Thursday, October 3, 2013
Meet Delilah, my "new" Macomber Loom
Thanks to various opportunities in my lifetime, I have gotten to weave on many different types of looms. I started learning to weave by helping Joetta (a member of my guild at the time, the Black Sheep Weavers) warp looms in the summer at the school she taught at. I have no idea what I was weaving on back then, I was just happy to be on a floor loom.
In college, I ended up weaving on many smaller floor looms to start off, but as my weaving projects got larger, I graduated to using the larger looms in the class and for the most part taking it over for a good two years. The loom I favored was a 12 harness Macomber Loom.
As I was finishing up my art degree, my professor offered a loom up for grabs that had been donated to the fiber program. Sherri would always tell people that the Art School was happy to take looms and then she would send them off with a student that wanted one. I was one of these students. To this day, I'm still not sure what my old loom brand was, but despite it's large size, it could break down far enough for me to move it in a station wagon and put it back together without help (although help was always nice).
My post-college loom moved from Michigan to Colorado to Wisconsin and back to Michigan with me. It was functional for my purposes since it was a four harness which meant I could still do double weave and Theo Mooreman inlay weave on it. I was weaving a significant amount while in Colorado, but then was beading a lot more as I moved around and weaving projects sat for longer on my loom so I didn't think much about upgrading. Then I got my dye lab fully up and running, meaning I can now dye my own yarn, and the amount I started to weave increased as did my frustration with the old loom. So, I started keeping my eyes peeled for a Macomber that was more than four harnesses.

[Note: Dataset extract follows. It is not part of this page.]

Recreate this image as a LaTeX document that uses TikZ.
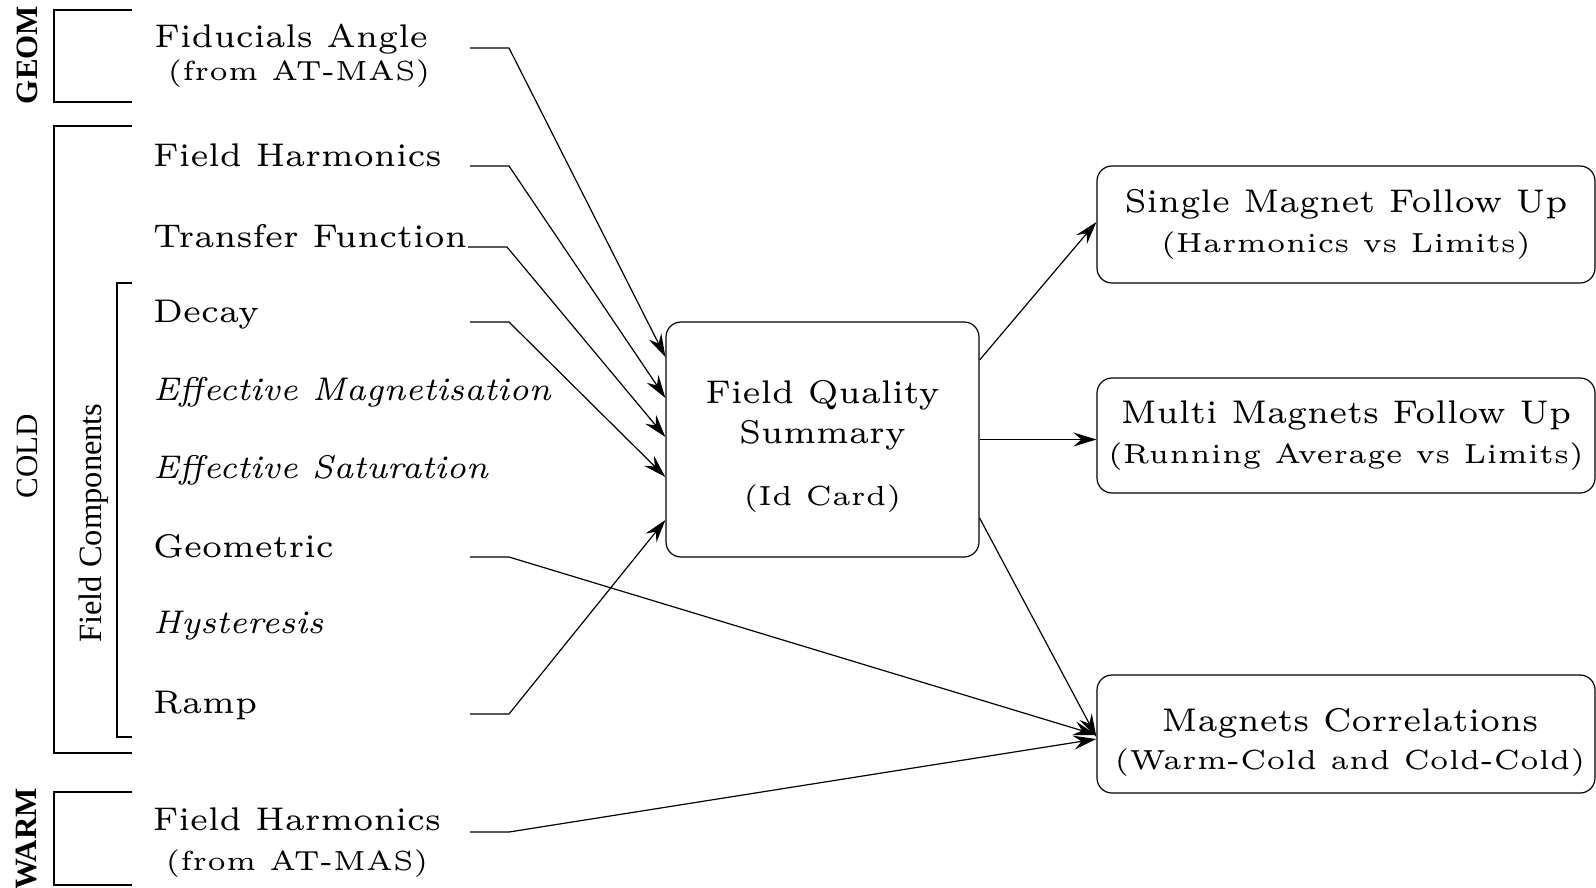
\documentclass[tikz,border=0pt]{standalone}
\usepackage{fontspec}
\setmainfont{lmroman6-regular.otf}[ItalicFont=lmroman7-italic.otf, BoldFont=lmroman6-bold.otf]
\newfontfamily\subfam{lmroman5-regular.otf}
\newfontfamily\tms{Liberation Serif}
\usetikzlibrary{arrows.meta,calc}
\newcommand\subf{\subfam\fontsize{27.6}{40}\selectfont}
\begin{document}
\begin{tikzpicture}[x=1pt,y=-1pt,
  txt/.style={font=\fontsize{32.8}{40}\selectfont, inner sep=0pt, anchor=base west},
  two/.style={font=\fontsize{32.8}{40}\selectfont, inner sep=0pt, align=center, anchor=base},
  box/.style={draw, rounded corners=15pt, line width=1.2pt, align=center, inner sep=0pt,
    font=\fontsize{32.8}{40}\selectfont},
  con/.style={line width=1.2pt, -{Stealth[length=23pt,width=14pt,inset=8pt]}},
  brk/.style={line width=1.2pt},
  side/.style={font=\tms\fontsize{31}{36}\selectfont, rotate=90, inner sep=0pt}
]
\useasboundingbox (0,0) rectangle (1596,887);

% brackets and side labels
\draw[brk] (132,10) -- (54,10) -- (54,102) -- (132,102);
\draw[brk] (132,126) -- (54,126) -- (54,753) -- (132,753);
\draw[brk] (132,283) -- (117,283) -- (117,737) -- (132,737);
\draw[brk] (132,792) -- (54,792) -- (54,885) -- (132,885);
\node[side, font=\tms\bfseries\fontsize{31}{36}\selectfont] (geom) at (27,55) {GEOM};
\node[side] (cold) at (27,456) {COLD};
\node[side, font=\tms\fontsize{32.5}{36}\selectfont] (fcomp) at (94,523) {Field Components};
\node[side, font=\tms\bfseries\fontsize{31}{36}\selectfont] (warm) at (27,839) {WARM};

% left items
\node[two] (fid) at (293,80) {Fiducials Angle\hspace*{4pt}\\[-7pt]{\subf\hspace*{12pt}(from AT-MAS)}};
\node[txt] (fh) at (153,166) {Field Harmonics};
\node[txt] (tf) at (153,247) {Transfer Function};
\node[txt] (dec) at (153,322) {Decay};
\node[txt] (em) at (153,400) {\itshape Effective Magnetisation};
\node[txt] (es) at (153,478) {\itshape Effective Saturation};
\node[txt] (geo) at (153,557) {Geometric};
\node[txt] (hys) at (153,633) {\itshape Hysteresis};
\node[txt] (ramp) at (153,713) {Ramp};
\node[two] (wfh) at (297,870) {Field Harmonics\\{\subf (from AT-MAS)}};

% boxes
\node[box, minimum width=313pt, minimum height=235pt] (fq) at (822.5,439.5)
  {\rule{0pt}{36pt}Field Quality\\Summary\\[22pt]{\subf (Id Card)}};
\node[box, minimum width=498pt, minimum height=117pt] (single) at (1346,224.5)
  {Single Magnet Follow Up\\{\subf (Harmonics vs Limits)}};
\node[box, minimum width=498pt, minimum height=115pt] (multi) at (1346,435.5)
  {Multi Magnets Follow Up\\{\subf (Running Average vs Limits)}};
\node[box, minimum width=498pt, minimum height=118pt] (corr) at (1346,734)
  {\rule{0pt}{40pt}\hspace*{8pt}Magnets Correlations\\[-2pt]{\subf\hspace*{8pt}(Warm-Cold and Cold-Cold)}};

% connector start points
\coordinate (s1) at (470,48);
\coordinate (s2) at (470,166);
\coordinate (s3) at (468,247);
\coordinate (s4) at (470,322);
\coordinate (s5) at (470,557);
\coordinate (s6) at (470,714);
\coordinate (s7) at (470,832);

\draw[con] (s1) -- ++(39,0) -- ($(fq.west)+(0,-82.5)$);
\draw[con] (s2) -- ++(39,0) -- ($(fq.west)+(0,-41.5)$);
\draw[con] (s3) -- ++(39,0) -- ($(fq.west)+(0,-2.5)$);
\draw[con] (s4) -- ++(39,0) -- ($(fq.west)+(0,37.5)$);
\draw[con] (s6) -- ++(39,0) -- ($(fq.west)+(0,80.5)$);
\draw[con] (s5) -- ++(39,0) -- ($(corr.west)+(0,1)$);
\draw[con] (s7) -- ++(39,0) -- ($(corr.west)+(0,5)$);

\draw[con] ($(fq.east)+(0,-79.5)$) -- ($(single.west)+(0,-2.5)$);
\draw[con] (fq.east) -- (fq.east -| multi.west);
\draw[con] ($(fq.east)+(0,78.5)$) -- ($(corr.west)+(0,3)$);
\end{tikzpicture}
\end{document}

I look at Craigslist a lot to see what kind of looms people are trying to move. I found a post for a Macomber that has 6 harnesses but can take up to 10 harnesses. After assessing the post, I realized that it was probably my friend Sue selling it because she was amidst a move and one only puts a loom up for sale with no reed if you're still weaving. So I asked her about it and Sue said I should take a look because she had cannibalized some of the parts on this loom to put on to her other Macomber. After taking a look, I wrote her a check and we celebrated with wine. I didn't have to move it right away and I needed my husband and another strong guy (Pat) to carry it out of Sue's basement and lift it in and out of the trailer that Sue luckily was willing to help move her to my house. And so, I finished my last weaving on the old loom, took her apart and moved the Macomber to her new home in my loom room. I decided on the name Delilah for her and put on a sample weaving of leftover warp from "In Progress." I wanted to use all of the harnesses to make sure I didn't need to get parts right away. I finished a piece of fabric to use at my 3-Day workshop with Mary Sue Fenner at Michigan League of Handweaver's Conference and it is now part of a jacket.
I really enjoyed weaving fabric for the sake of weaving fabric again. It's the closest to the feeling of meditating that I've had in a long time. So I wound off a warp with a ton of leftover rayon that I dyed in college and am ready for some more-meditative work between the insanity of making my Halloween Costume (potentially a larger undertaking than last year's jellyfish costume) and the onslaught of Holiday shows.